* Work required: Copy exactly the lines that run from the top of the listing to the line containing "tick_every = 5", both ends included, and omit the pictures.

Code that draws figures

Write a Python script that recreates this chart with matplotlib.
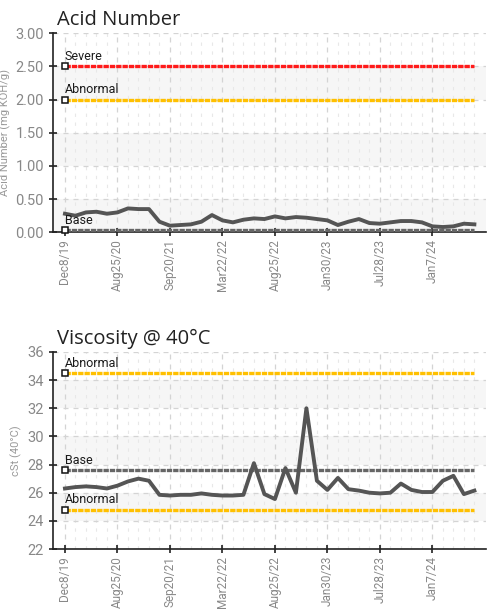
import matplotlib
matplotlib.use("Agg")
import matplotlib.pyplot as plt
from matplotlib.ticker import FixedLocator, MultipleLocator
import numpy as np

# sample dates shown on the axis (every 5th sample)
tick_labels = ["Dec8/19", "Aug25/20", "Sep20/21", "Mar22/22",
               "Aug25/22", "Jan30/23", "Jul28/23", "Jan7/24"]
tick_every = 5

acid_number = [0.28, 0.25, 0.30, 0.31, 0.28, 0.30, 0.36, 0.35, 0.35, 0.16,
               0.10, 0.11, 0.12, 0.16, 0.26, 0.18, 0.15, 0.19, 0.21, 0.20,
               0.24, 0.21, 0.23, 0.22, 0.20, 0.18, 0.11, 0.16, 0.20, 0.14,
               0.13, 0.15, 0.17, 0.17, 0.15, 0.09, 0.08, 0.09, 0.13, 0.12]

viscosity = [26.3, 26.4, 26.45, 26.4, 26.3, 26.5, 26.8, 27.0, 26.85, 25.85,
             25.8, 25.85, 25.85, 25.95, 25.85, 25.8, 25.8, 25.85, 28.1, 25.9,
             25.55, 27.75, 26.0, 32.0, 26.85, 26.2, 27.05, 26.25, 26.15, 26.0,
             25.95, 26.0, 26.65, 26.2, 26.05, 26.05, 26.85, 27.2, 25.9, 26.15]

acid_limits = [("Severe", 2.50, "#ff1a1a"), ("Abnormal", 2.00, "#ffc000"), ("Base", 0.03, "#666666")]
visc_limits = [("Abnormal", 34.5, "#ffc000"), ("Base", 27.6, "#666666"), ("Abnormal", 24.8, "#ffc000")]

NARROW = ["Roboto", "DejaVu Sans"]


def draw_panel(ax, values, limits, ymin, ymax, ystep, yfmt, ylabel, title, label_x):
    n = len(values)
    x = np.arange(n)

    # alternating bands
    edges = np.arange(ymax, ymin - 1e-9, -ystep)
    for k in range(len(edges) - 1):
        if k % 2 == 1:
            ax.axhspan(edges[k + 1], edges[k], color="#f6f6f6", zorder=0, lw=0)

    ax.set_xlim(-1.14, 40.1)
    ax.set_ylim(ymin, ymax)
    major = list(range(0, n, tick_every))
    ax.xaxis.set_major_locator(FixedLocator(major))
    ax.xaxis.set_minor_locator(FixedLocator([i for i in range(n) if i % tick_every]))
    ax.set_xticklabels(tick_labels, rotation=90, color="#888888", fontsize=8.5, family=NARROW)
    ax.yaxis.set_major_locator(MultipleLocator(ystep))
    ax.set_yticklabels([yfmt.format(v) for v in ax.get_yticks()], color="#888888",
                       fontsize=10.5, family=NARROW)

    ax.grid(which="major", axis="both", color="#d4d4d4", linestyle=(0, (4, 4)), linewidth=0.9)
    ax.grid(which="minor", axis="x", color="#e8e8e8", linestyle=(0, (3, 5)), linewidth=0.8)
    ax.set_axisbelow(True)

    ax.tick_params(axis="both", which="major", direction="inout", length=6, width=1.2, color="#222222")
    ax.tick_params(axis="x", which="major", pad=2)
    ax.tick_params(axis="x", which="minor", length=0)
    for side in ("top", "right"):
        ax.spines[side].set_visible(False)
    for side in ("left", "bottom"):
        ax.spines[side].set_color("#222222")
        ax.spines[side].set_linewidth(1.2)

    for name, level, color in limits:
        ax.plot([0, n - 1], [level, level], color=color, lw=2.4,
                linestyle=(0, (1.6, 0.3)), zorder=3, solid_capstyle="butt")
        ax.plot([0], [level], marker="s", ms=5, mfc="white", mec="#111111", mew=1.1,
                zorder=5, clip_on=False)
        ax.annotate(name, (0, level), xytext=(0, 2.5), textcoords="offset points",
                    ha="left", va="bottom", fontsize=9, color="#1a1a1a", family=NARROW, zorder=6)

    ax.plot(x, values, color="#555555", lw=2.8, zorder=4, solid_joinstyle="round")

    ax.set_ylabel(ylabel, color="#999999", fontsize=8, family=NARROW)
    ax.yaxis.set_label_coords(label_x, 0.5)
    ax.set_title(title, loc="left", fontsize=14.5, color="#222222", pad=6, x=0.01,
                 family=["Open Sans", "DejaVu Sans"])


fig = plt.figure(figsize=(4.87, 6.13), dpi=100)
ax1 = fig.add_axes([0.1088, 0.621, 0.889, 0.325])
ax2 = fig.add_axes([0.1088, 0.1044, 0.889, 0.3214])

draw_panel(ax1, acid_number, acid_limits, 0.0, 3.0, 0.5, "{:.2f}",
           "Acid Number (mg KOH/g)", "Acid Number", -0.098)
draw_panel(ax2, viscosity, visc_limits, 22, 36, 2, "{:.0f}",
           "cSt (40°C)", "Viscosity @ 40°C", -0.072)

fig.savefig("out.png", dpi=100, facecolor="white")
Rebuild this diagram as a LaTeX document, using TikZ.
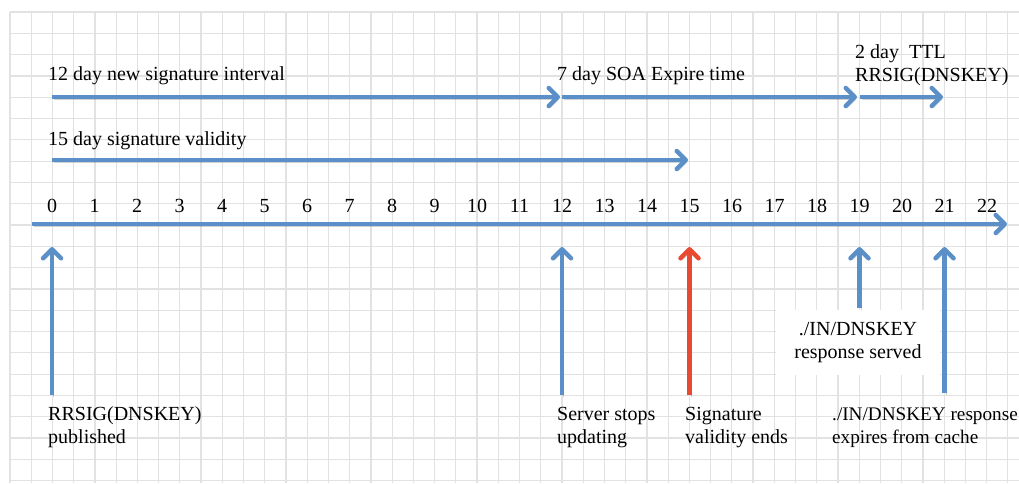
\documentclass[tikz,border=0pt]{standalone}
\usepackage{fontspec}
\setmainfont{Liberation Serif}
\usetikzlibrary{arrows.meta,calc}
\definecolor{ablue}{RGB}{91,143,199}
\definecolor{ared}{RGB}{232,73,48}
\definecolor{gridc}{RGB}{226,226,226}
\tikzset{
  txt/.style={font=\fontsize{20}{23}\selectfont, inner sep=0pt, align=left},
  num/.style={font=\fontsize{20}{23}\selectfont, inner sep=0pt, anchor=base},
  shadowed/.style={preaction={draw=black, opacity=0.18, transform canvas={shift={(1.5pt,-2pt)}}}},
  arr/.style={draw=ablue, line width=4.5pt, line join=round,
    -{Straight Barb[length=9pt,width=18pt,line cap=round,line join=round]}, shadowed},
  redarr/.style={arr, draw=ared},
  gridline/.style={draw=gridc, line width=1.2pt},
}
\begin{document}
\begin{tikzpicture}[x=1pt,y=-1pt]
  \fill[white] (0,0) rectangle (1019,483);
  \useasboundingbox (0,0) rectangle (1019,483);
  % grid
  \foreach \k in {0,...,47} {\draw[gridline] ({10+21.23*\k},12) -- ({10+21.23*\k},483);}
  \foreach \k in {0,...,22} {\draw[gridline] (10,{12+21.3*\k}) -- (1019,{12+21.3*\k});}

  % axis
  \coordinate (axL) at (32,224);
  \coordinate (axR) at (1007,224);
  \draw[arr] (axL) -- (axR);
  \foreach \i in {0,...,22} {\node[num] (n\i) at ({52+42.5*\i},212) {\i};}

  % top labels and arrows (base anchor = baseline of last line)
  \node[txt, anchor=base west] (l12) at (48,80) {12 day new signature interval};
  \node[txt, anchor=base west] (l7) at (557,80) {7 day SOA Expire time};
  \node[txt, anchor=base west] (l2) at (855,81) {2 day\ \ TTL\\RRSIG(DNSKEY)};
  \node[txt, anchor=base west] (l15) at (48,145) {15 day signature validity};

  \coordinate (a1s) at (52,97);  \coordinate (a1e) at (560,97);
  \coordinate (a2s) at (562,97); \coordinate (a2e) at (857,97);
  \coordinate (a3s) at (860,97); \coordinate (a3e) at (943,97);
  \coordinate (a4s) at (52,160); \coordinate (a4e) at (688,160);
  \draw[arr] (a1s) -- (a1e);
  \draw[arr] (a2s) -- (a2e);
  \draw[arr] (a3s) -- (a3e);
  \draw[arr] (a4s) -- (a4e);

  % bottom labels
  \node[txt, anchor=base west] (b0) at (48,443) {RRSIG(DNSKEY)\\published};
  \node[txt, anchor=base west] (b12) at (557,443) {Server stops\\updating};
  \node[txt, anchor=base west] (b15) at (685,443) {Signature\\validity ends};
  \node[txt, anchor=base west, font=\fontsize{19.2}{23}\selectfont] (b21) at (832,443) {./IN/DNSKEY response\\expires from cache};
  \node[txt, align=center, fill=white, minimum width=164pt, minimum height=65pt] (srv) at (858,342) {./IN/DNSKEY\\response served};

  % up arrows
  \coordinate (u0s) at (52,395);   \coordinate (u0e) at (52,247);
  \coordinate (u12s) at (562,395); \coordinate (u12e) at (562,247);
  \coordinate (u15s) at (689.5,395); \coordinate (u15e) at (689.5,247);
  \coordinate (u19s) at (859.5,308); \coordinate (u19e) at (859.5,247);
  \coordinate (u21s) at (944.5,393); \coordinate (u21e) at (944.5,247);
  \draw[arr] (u0s) -- (u0e);
  \draw[arr] (u12s) -- (u12e);
  \draw[redarr] (u15s) -- (u15e);
  \draw[arr] (u19s) -- (u19e);
  \draw[arr] (u21s) -- (u21e);
\end{tikzpicture}
\end{document}
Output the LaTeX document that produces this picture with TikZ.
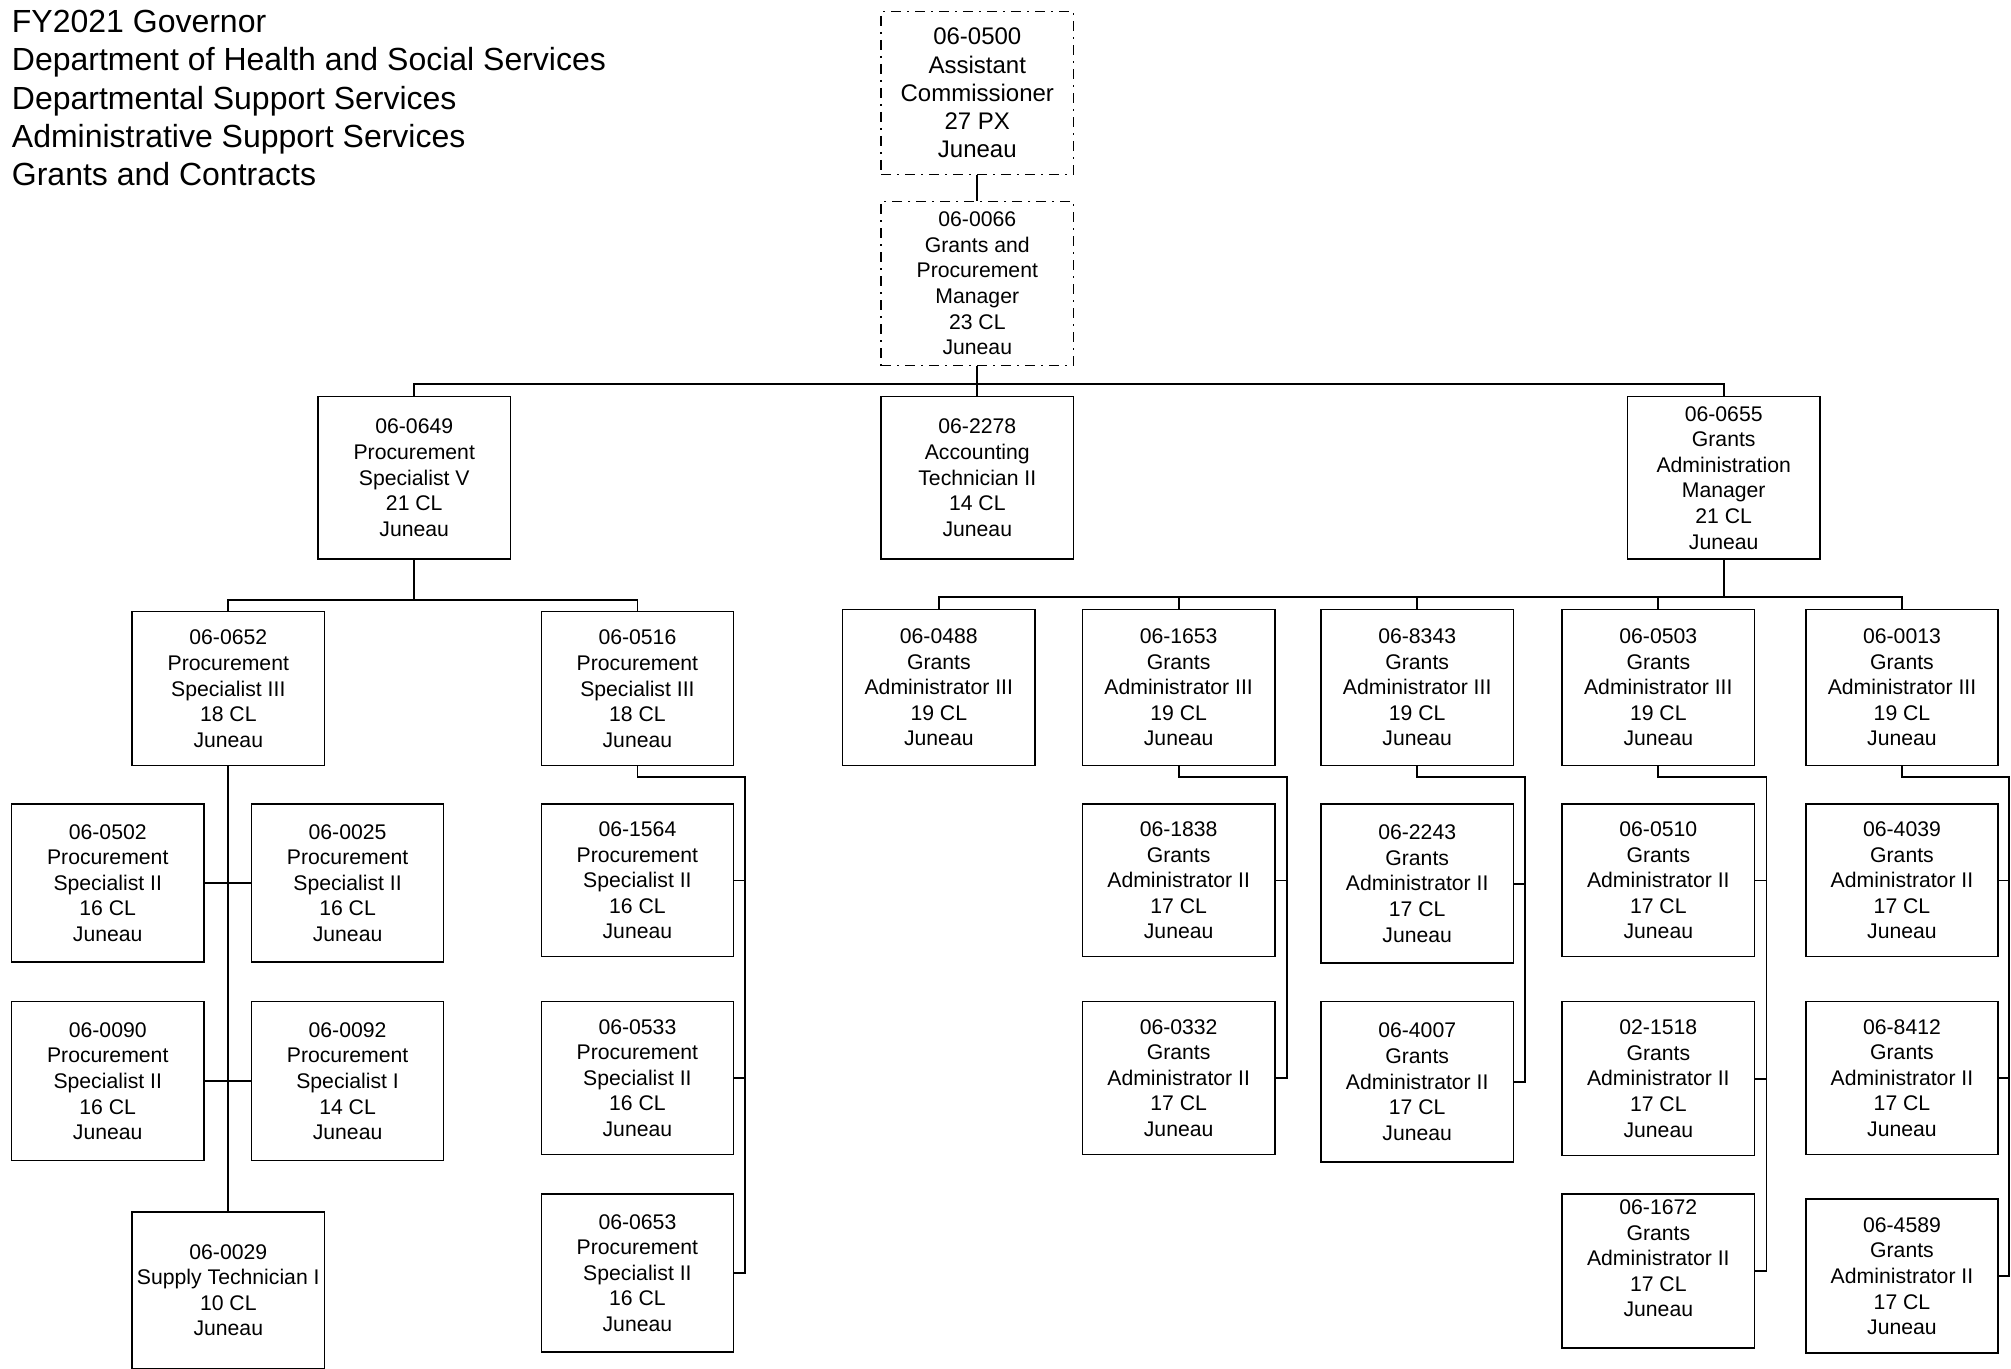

* Solution below:
Write a Python script that recreates this chart with matplotlib.
import matplotlib
matplotlib.use("Agg")
import matplotlib.pyplot as plt
from matplotlib.ticker import FixedLocator, MultipleLocator
import numpy as np

# sample dates shown on the axis (every 5th sample)
tick_labels = ["Dec8/19", "Aug25/20", "Sep20/21", "Mar22/22",
               "Aug25/22", "Jan30/23", "Jul28/23", "Jan7/24"]
tick_every = 5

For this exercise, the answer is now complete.